Барон Унгерн и Гражданская война на Востоке
Унгерн долго стоял и втягивал в себя воздух, желая по запаху дыма определить присутствие жилья, наконец, сказал, что станция близко, и мы поехали за ним. Действительно, через некоторое время вдали послышался вой собак. Эта необычайная настойчивость, жестокость, инстинктивное чутье меня поразили.
Рано утром на следующий день мы прискакали в Кобдо. Унгерн заехал к своему другу, казачьему офицеру Резухину (можно предположить, что они служили вместе еще в 1-м Аргунском полку. – Б.С.), и на следующий день я встретил его в чистом обмундировании. Очевидно, он взял его у друзей, чтобы отправиться в нем к консулу и начальнику отряда.
Консул Люба и начальник русского отряда в Кобдо полковник Казаков отнеслись к добровольческой затее Унгерна отрицательно и не пустили его на службу к монголам, так что ему пришлось вернуться в Россию».

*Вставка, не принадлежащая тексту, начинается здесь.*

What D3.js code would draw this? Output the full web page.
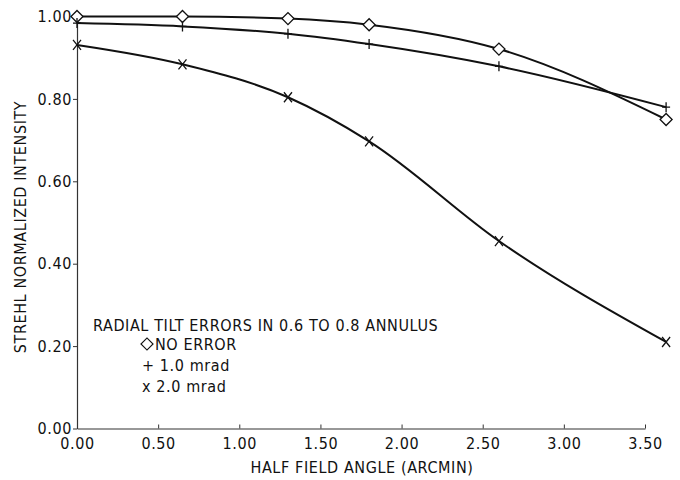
<!DOCTYPE html>
<html>
<head>
<meta charset="utf-8">
<script src="https://cdn.jsdelivr.net/npm/d3@7"></script>
<style>
  body { margin: 0; background: #fff; }
  text { font-family: "DejaVu Sans Condensed", "Liberation Sans Narrow", sans-serif; fill: #111; }
</style>
</head>
<body>
<svg width="680" height="480"></svg>
<script>
// field angles (arcmin) where each case was computed
var angles = [0, 0.65, 1.30, 1.80, 2.60, 3.63];
var noError = [1.00, 1.00, 0.995, 0.98, 0.921, 0.75];
var mrad1 = [0.984, 0.976, 0.958, 0.933, 0.879, 0.780];
var mrad2 = [0.931, 0.884, 0.804, 0.697, 0.455, 0.210];

var xTicks = [0, 0.5, 1.0, 1.5, 2.0, 2.5, 3.0, 3.5];
var yTicks = [0, 0.2, 0.4, 0.6, 0.8, 1.0];

var legendTitle = "RADIAL TILT ERRORS IN 0.6 TO 0.8 ANNULUS";
var legendItems = ["NO ERROR", "1.0 mrad", "2.0 mrad"];

var svg = d3.select("svg");

var x = d3.scaleLinear().domain([0, 3.5]).range([77, 645]);
var y = d3.scaleLinear().domain([0, 1]).range([428.5, 16.5]);

var g = svg.append("g");

function styleText(sel) {
    sel.style("font-size", "16px").style("letter-spacing", "0.6px");
}

// axes
var xAxis = g.append("g")
    .attr("transform", "translate(0," + y(0) + ")")
    .call(d3.axisBottom(x).tickValues(xTicks).tickSizeInner(-4).tickSizeOuter(0)
        .tickFormat(d3.format(".2f")));
xAxis.select(".domain").attr("stroke", "#333").attr("stroke-width", 1.2);
xAxis.selectAll(".tick line").attr("stroke", "#333");
xAxis.selectAll(".tick text")
    .attr("y", 9)
    .attr("dy", "0.71em")
    .call(styleText);

var yAxis = g.append("g")
    .attr("transform", "translate(" + x(0) + ",0)")
    .call(d3.axisLeft(y).tickValues(yTicks).tickSizeInner(4).tickSizeOuter(0)
        .tickFormat(d3.format(".2f")));
yAxis.select(".domain").attr("stroke", "#333").attr("stroke-width", 1.2);
yAxis.selectAll(".tick line").attr("stroke", "#333");
yAxis.selectAll(".tick text")
    .attr("x", -5)
    .call(styleText);

// axis titles
g.append("text")
    .attr("x", 362).attr("y", 473)
    .attr("text-anchor", "middle")
    .call(styleText)
    .text("HALF FIELD ANGLE (ARCMIN)");

g.append("text")
    .attr("transform", "translate(26,227) rotate(-90)")
    .attr("text-anchor", "middle")
    .call(styleText)
    .text("STREHL NORMALIZED INTENSITY");

// curves
var line = d3.line()
    .x(function(d) { return x(d[0]); })
    .y(function(d) { return y(d[1]); })
    .curve(d3.curveMonotoneX);

var series = [noError, mrad1, mrad2];
series.forEach(function(vals) {
    g.append("path")
        .datum(angles.map(function(a, i) { return [a, vals[i]]; }))
        .attr("fill", "none")
        .attr("stroke", "#111")
        .attr("stroke-width", 2)
        .attr("d", line);
});

// markers
var diamond = d3.symbol().type(d3.symbolSquare).size(72);
g.append("g").selectAll("path")
    .data(angles.map(function(a, i) { return [a, noError[i]]; }))
    .enter().append("path")
    .attr("d", diamond)
    .attr("transform", function(d) { return "translate(" + x(d[0]) + "," + y(d[1]) + ") rotate(45)"; })
    .attr("fill", "#fff")
    .attr("stroke", "#111")
    .attr("stroke-width", 1.3);

g.append("g").selectAll("path")
    .data(angles.map(function(a, i) { return [a, mrad1[i]]; }))
    .enter().append("path")
    .attr("d", "M-4,0H4M0,-5V5")
    .attr("transform", function(d) { return "translate(" + x(d[0]) + "," + y(d[1]) + ")"; })
    .attr("fill", "none")
    .attr("stroke", "#111")
    .attr("stroke-width", 1.3);

g.append("g").selectAll("path")
    .data(angles.map(function(a, i) { return [a, mrad2[i]]; }))
    .enter().append("path")
    .attr("d", "M-4,-5L4,5M4,-5L-4,5")
    .attr("transform", function(d) { return "translate(" + x(d[0]) + "," + y(d[1]) + ")"; })
    .attr("fill", "none")
    .attr("stroke", "#111")
    .attr("stroke-width", 1.3);

// legend
var lg = g.append("g");
lg.append("text")
    .attr("x", 93).attr("y", 331)
    .call(styleText)
    .text(legendTitle);

lg.append("path")
    .attr("d", diamond)
    .attr("transform", "translate(147,344) rotate(45)")
    .attr("fill", "#fff")
    .attr("stroke", "#111")
    .attr("stroke-width", 1.2);

var prefixes = ["", "+ ", "x "];
lg.selectAll("text.item")
    .data(legendItems)
    .enter().append("text")
    .attr("class", "item")
    .attr("x", function(d, i) { return i === 0 ? 155 : 142; })
    .attr("y", function(d, i) { return 350 + i * 21; })
    .call(styleText)
    .text(function(d, i) { return prefixes[i] + d; });
</script>
</body>
</html>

Тут следует учесть, что Бурдуков, на свою беду вернувшийся из Монголии в Советскую Россию (в 1937 году он был репрессирован и погиб), писал свои мемуары в конце 20-х годов в Ленинграде, уже после гибели Унгерна, и, возможно, вольно или невольно сгустил краски в портрете барона, зная о терроре, который он проводил в Урге. Однако барон вполне мог уже в 1913 году избивать монгольских проводников. Вполне возможно, что тогда же барон излагал своему случайному попутчику собственную «философию войны». Но вот насчет того, что Унгерн собирался поступить в шайку Джа-ламы Бурдуков, вероятнее всего придумал, в духе закрепленного на следствии и суде тезисе об Унгерне как беспринципном «кондотьере». Не мог же Роман Федорович одновременно служить в казачьем дивизионе и у Джа-ламы, поскольку именно этот дивизион в феврале 1914 года и арестовал знаменитого разбойника, основательно доставшего не только китайцев, но и русских, и монголов.